The Ningo-Prampram MP and one of the sponsors of the anti-LGBTQI Bill, Sam George, is not perturbed by the memorandum from 15 renowned legal, academicians and activists challenging the legislation that seeks to fully criminalise LGBTQI activities in Ghana.
Speaking in an interview, Mr George argued that the memo which said the bill was a slap in the face of Ghana’s constitution and democracy, lacked merit.
“I just wonder if it can stand the test of parliamentary scrutiny in terms of its substance,” he remarked.
Coming on the back of an Afrobarometer survey released by the Centre for Democratic Development showing that only 7 percent of Ghanaians are tolerant of persons of same-sex relationships, Mr. George also said arguments in the memo from the 15 persons would not be accepted by the public.
“I just wonder if it will pass the test of Ghana’s societal moral values and judgment when it is subjected to that test. It will fail woefully,” the MP insisted.
Reiterating the arguments of proponents of the Bill, Mr. George stressed that “the Bill is premised on the fact that sexual preference is not a human right in the 1992 constitution.”
“The constitution is clear that your rights are not absolute… there are limits to the rights and freedoms, and that is what they [critics of the Bill]fail to understand.”
The memo, which was signed by the likes of Professor Kofi Gyimah-Boadi, Dr.
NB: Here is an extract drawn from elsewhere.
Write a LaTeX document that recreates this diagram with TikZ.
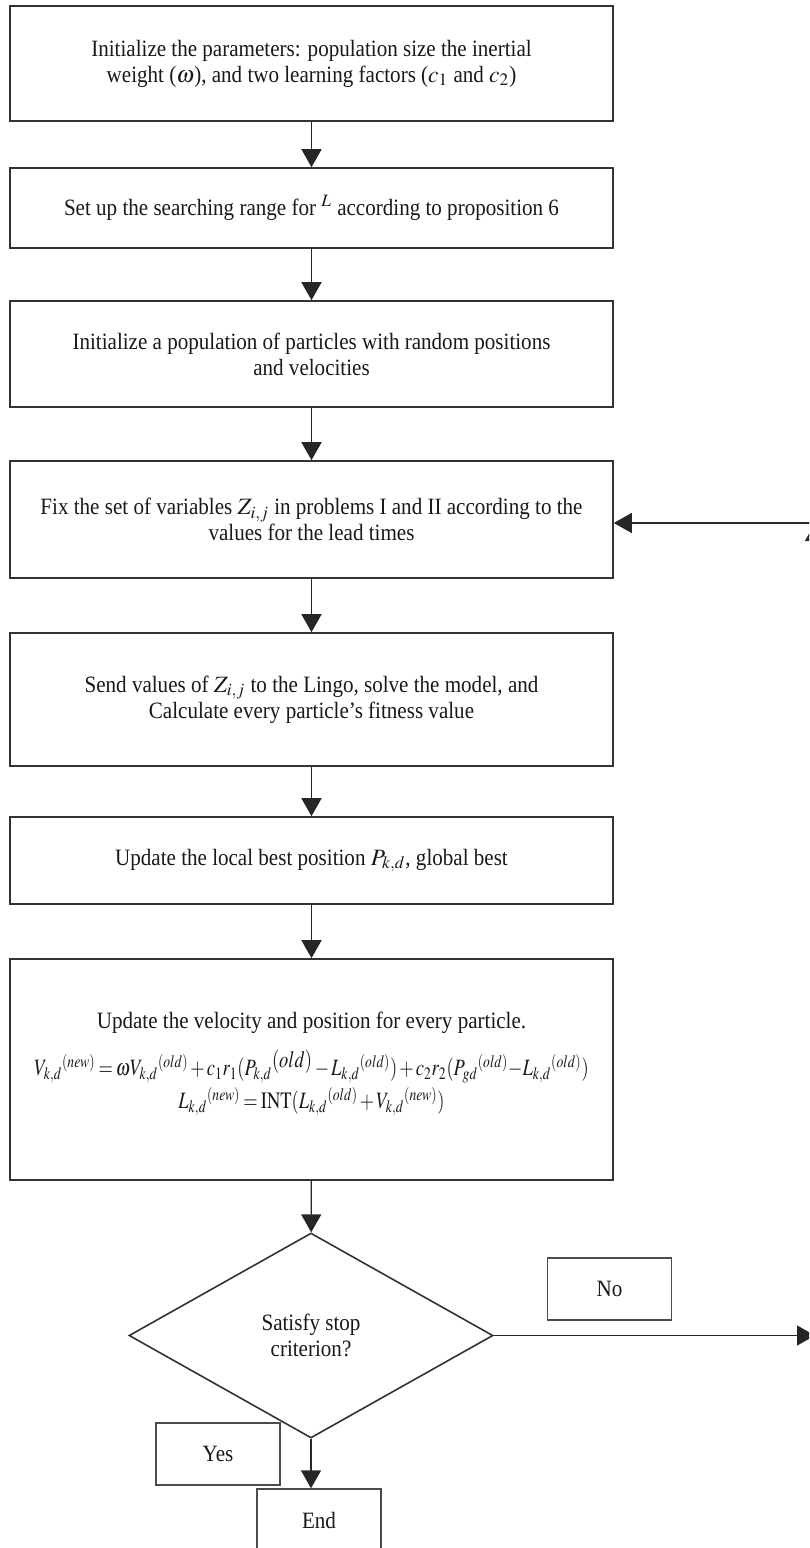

Rose Kutin-Mensah, Professor H. Kwasi Prempeh, Professor Audrey Gadzekpo, Professor Kwame KariKari, Akoto Ampaw, and Professor Raymond Atuguba, was in response to Parliament’s call for written memos on the anti-LGBTQI Bill.
They fear the Bill will flout the basic tenets of the constitution and undermine the dignity of LGBTQI Ghanaians.
They insisted that in countries that practice true democracy, supporters and opponents of every conceivable cause are given the freedom to associate and express their views.
The Bill, known as the Promotion of Proper Human Sexual Rights and Ghanaian Family Values Bill 2021, prescribes that people of the same sex who engage in sexual activity could spend up to 10 years in jail.
Support for the LGBTQ+ community would also be criminalised.
The Bill is currently before the Parliamentary Select Committee on Constitutional, Legal and Parliamentary Affairs ahead of Parliament’s resumption later in October.